I will say one thing that has me confused a little. AMD has been very quiet on the chipset support for AM4, and what IO the south bridge will have on the new platform (and if that changes if a Bristol or Summit Ridge CPU is in play at the time). In the server platform, we concluded above that the chipset is likely integrated into the CPU – if that is true on the consumer platform as well, then I would point to the chipset-looking device on these motherboards and start asking questions. Typically the chipset on a motherboard is cooled by a passive heatsink, but these chips here had low z-height on fans them and were running at quite the rate. I wonder if they were like this so when the engineers use the motherboards it means there is more space to plug testing tools, or if it for another purpose entirely. As expected, AMD said to expect more information closer to launch.

Wrap Up

To anyone who says motherboards are boring, well I think AMD has given a number of potential aspects of the platform away in merely showing a pair of these products for server and desktop. Sure, they answer some questions and cause a lot more of my hair to fall out trying to answer the questions that arise, but at this point it means we can start to have a fuller understanding of what is going on beyond the CPU.

As for server based Zen, Naples, depending on PCIe counts and memory support, along with the cache hierarchy we discussed in the previous piece, the prospect of it playing an active spot in enterprise seems very real.
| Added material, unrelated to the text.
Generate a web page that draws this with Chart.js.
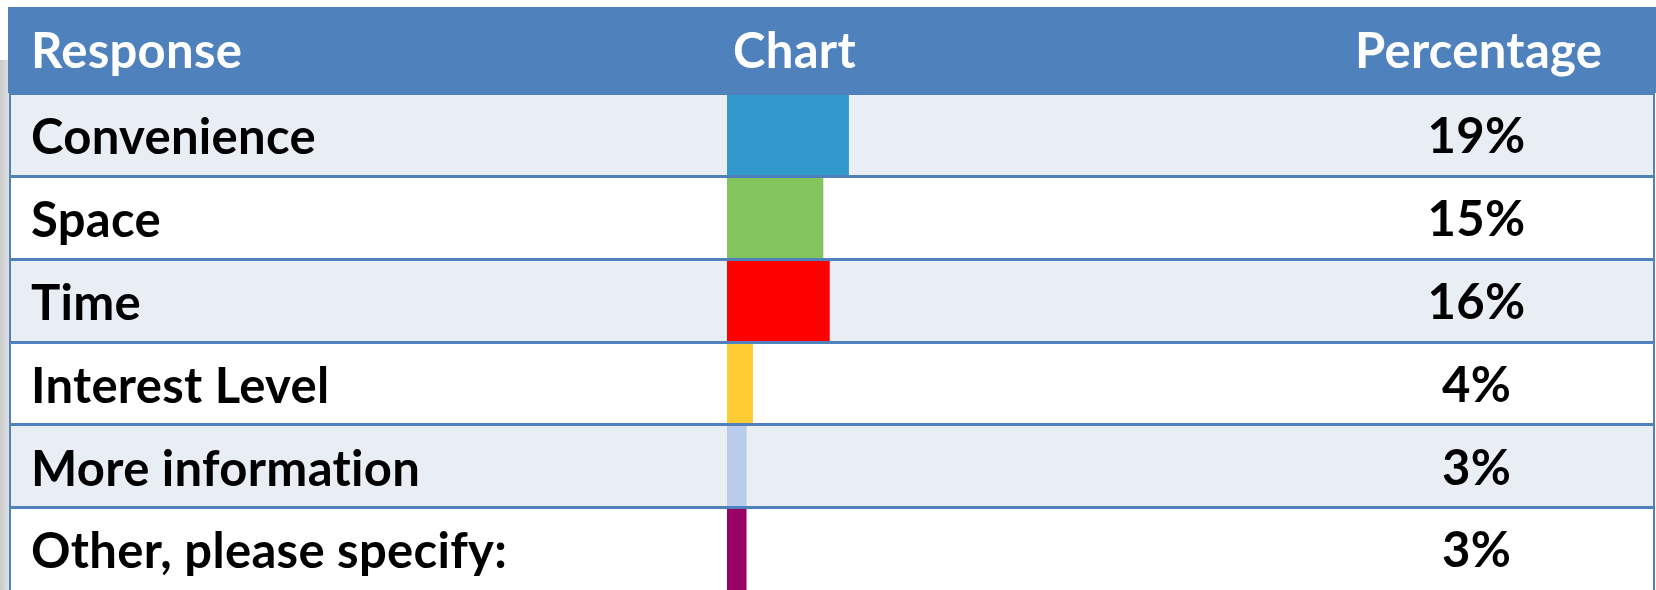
<!DOCTYPE html>
<html>
<head>
<meta charset="utf-8">
<script src="https://cdn.jsdelivr.net/npm/chart.js@4.4.0/dist/chart.umd.min.js"></script>
<style>
  html, body { margin: 0; padding: 0; background: #fff; }
</style>
</head>
<body>
<canvas id="myChart" width="1656" height="590"></canvas>
<script>
var ctx = document.getElementById('myChart');

// table data
var headers = ["Response", "Chart", "Percentage"];
var responses = ["Convenience", "Space", "Time", "Interest Level", "More information", "Other, please specify:"];
var percentages = [19, 15, 16, 4, 3, 3];
var percentLabels = ["19%", "15%", "16%", "4%", "3%", "3%"];
var barColors = ["#3398CC", "#83C55C", "#FF0000", "#FFCC33", "#BACCEC", "#990066"];

var tableBlue = "#4F81BD";
var stripe = "#E9EDF4";
var cellFont = { family: "Lato", size: 49, weight: "bold" };
var textLeft = 31;
var pctCenter = 1476;   // centre of the percentage column

// the percentage axis starts where the bar area ends; put it so the labels are centred
var m = document.createElement('canvas').getContext('2d');
m.font = "bold 49px Lato";
var widest = 0;
percentLabels.forEach(function (t) { widest = Math.max(widest, m.measureText(t).width); });
var plotRight = Math.round(pctCenter - widest / 2);

function noPad(s) { s.paddingTop = 0; s.paddingBottom = 0; }

var tablePlugin = {
  id: 'table',
  beforeDraw: function (chart) {
    var c = chart.ctx, y = chart.scales.y;
    var step = (y.bottom - y.top) / responses.length;
    // a hair of letter spacing turns off the fi ligature (the original font has none)
    c.letterSpacing = '0.3px';
    c.save();
    c.fillStyle = '#fff';
    c.fillRect(0, 0, chart.width, chart.height);
    var g = c.createLinearGradient(0, 0, 10, 0);
    g.addColorStop(0, '#CACACA');
    g.addColorStop(1, '#E2E2E2');
    c.fillStyle = g;
    c.fillRect(0, 60, 10, chart.height);
    // header
    c.fillStyle = tableBlue;
    c.fillRect(8, 7, chart.width - 8, y.top - 7);
    // row stripes
    for (var i = 0; i < responses.length; i++) {
      c.fillStyle = i % 2 === 0 ? stripe : '#fff';
      c.fillRect(10, y.top + i * step, 1644, step);
    }
    c.fillStyle = '#fff';
    c.font = "bold 49px Lato";
    c.textBaseline = 'alphabetic';
    c.fillText(headers[0], textLeft, 68);
    c.fillText(headers[1], 733, 68);
    c.fillText(headers[2], 1355, 68);
    c.restore();
  },
  afterDatasetsDraw: function (chart) {
    var c = chart.ctx, y = chart.scales.y;
    var step = (y.bottom - y.top) / responses.length;
    c.save();
    c.strokeStyle = tableBlue;
    c.lineWidth = 3;
    for (var i = 0; i < responses.length; i++) {
      var yy = Math.round(y.top + i * step) + 0.5;
      c.beginPath();
      c.moveTo(9, yy);
      c.lineTo(1655, yy);
      c.stroke();
    }
    c.lineWidth = 2;
    c.beginPath();
    c.moveTo(10, y.top);
    c.lineTo(10, chart.height);
    c.moveTo(1654, y.top);
    c.lineTo(1654, chart.height);
    c.stroke();
    c.restore();
  }
};

var chart = new Chart(ctx, {
  type: 'bar',
  data: {
    labels: responses,
    datasets: [{
      data: percentages,
      backgroundColor: barColors,
      borderWidth: 0,
      barPercentage: 1,
      categoryPercentage: 1
    }]
  },
  options: {
    indexAxis: 'y',
    responsive: false,
    animation: false,
    layout: { padding: { left: textLeft, top: 93, right: 0, bottom: -2 } },
    plugins: {
      legend: { display: false },
      tooltip: { enabled: false }
    },
    scales: {
      x: {
        display: false,
        min: 0,
        max: (plotRight - 727) / 6.4
      },
      y: {
        position: 'left',
        offset: true,
        grid: { display: false, drawTicks: false },
        border: { display: false },
        ticks: {
          autoSkip: false,
          crossAlign: 'far',
          padding: 0,
          labelOffset: 4,
          color: '#000',
          font: cellFont
        },
        afterFit: function (s) { s.width = 727 - textLeft; noPad(s); }
      },
      y2: {
        type: 'category',
        labels: percentLabels,
        position: 'right',
        offset: true,
        grid: { display: false, drawTicks: false },
        border: { display: false },
        ticks: {
          autoSkip: false,
          crossAlign: 'center',
          padding: 0,
          labelOffset: 3,
          color: '#000',
          font: cellFont
        },
        afterFit: function (s) { s.width = 1656 - plotRight; noPad(s); }
      }
    }
  },
  plugins: [tablePlugin]
});
</script>
</body>
</html>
Unfortunately, it is still a year away from launch. There are lots of questions about how the server parts will be different, and how the 32-cores on the SKUs that were talked about will be arranged in order to shuffle memory around at a reasonable rate – one of the problems with large core count parts is being able to feed the beast. AMD even used that term in their presentation, meaning that it’s clearly a topic they believe they have addressed.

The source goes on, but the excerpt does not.